FTE - (full-time equivalent employee)
To calculate the number of full-time equivalents employed during the year for each respective process or activity, you must prorate the number of employees and the hours spent performing each process/activity. Assume that a full-time worker represents 40 hours per week. Provide the average number of full-time equivalents employed during the year for each respective process. Include full-time employees, part-time employees, and temporary workers hired during peak demand periods. Allocate only the portion of the employee's time that relates to or supports the activities identified for an applicable process. Prorate management and secretarial time by estimating the level of effort in support of each activity, by process.
For example, a part-time secretary in the finance department for XYZ, Inc. charges all of his time to finance department activities. He works 20 hours per week. The secretary splits his time evenly supporting employees working in the general accounting process and the financial reporting process. Thus, his time should be allocated by process. So, if he works throughout the year and supports these two processes, his time would be split evenly as:
20hrs/40hrs = .5FTE * 50% for general accounting = .25FTE for general accounting
20hrs/40hrs = .5FTE * 50% for financial reporting = .25FTE for financial reporting
Process efficiency represents how well a process converts its inputs into outputs.

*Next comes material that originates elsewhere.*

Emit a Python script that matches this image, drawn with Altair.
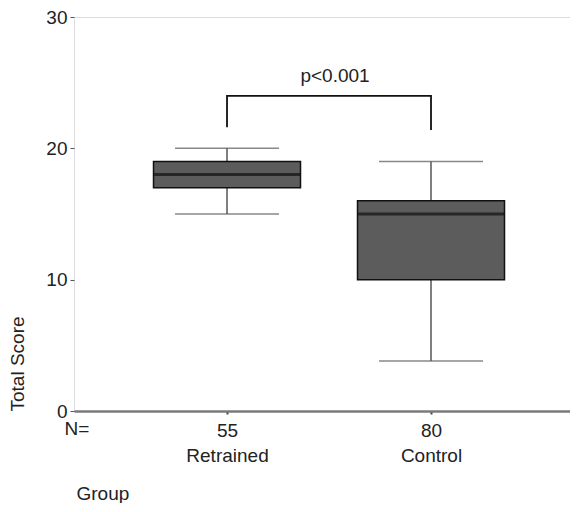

A process that converts 100% of the inputs into outputs without waste is more efficient than one that converts a similar amount of inputs into fewer outputs.
The metric value which represents the 50th percentile of a peer group. This could also be communicated as the metric value where half of the peer group sample shows lower performance than the expressed metric value or half of the peer group sample shows higher performance than the expressed metric value.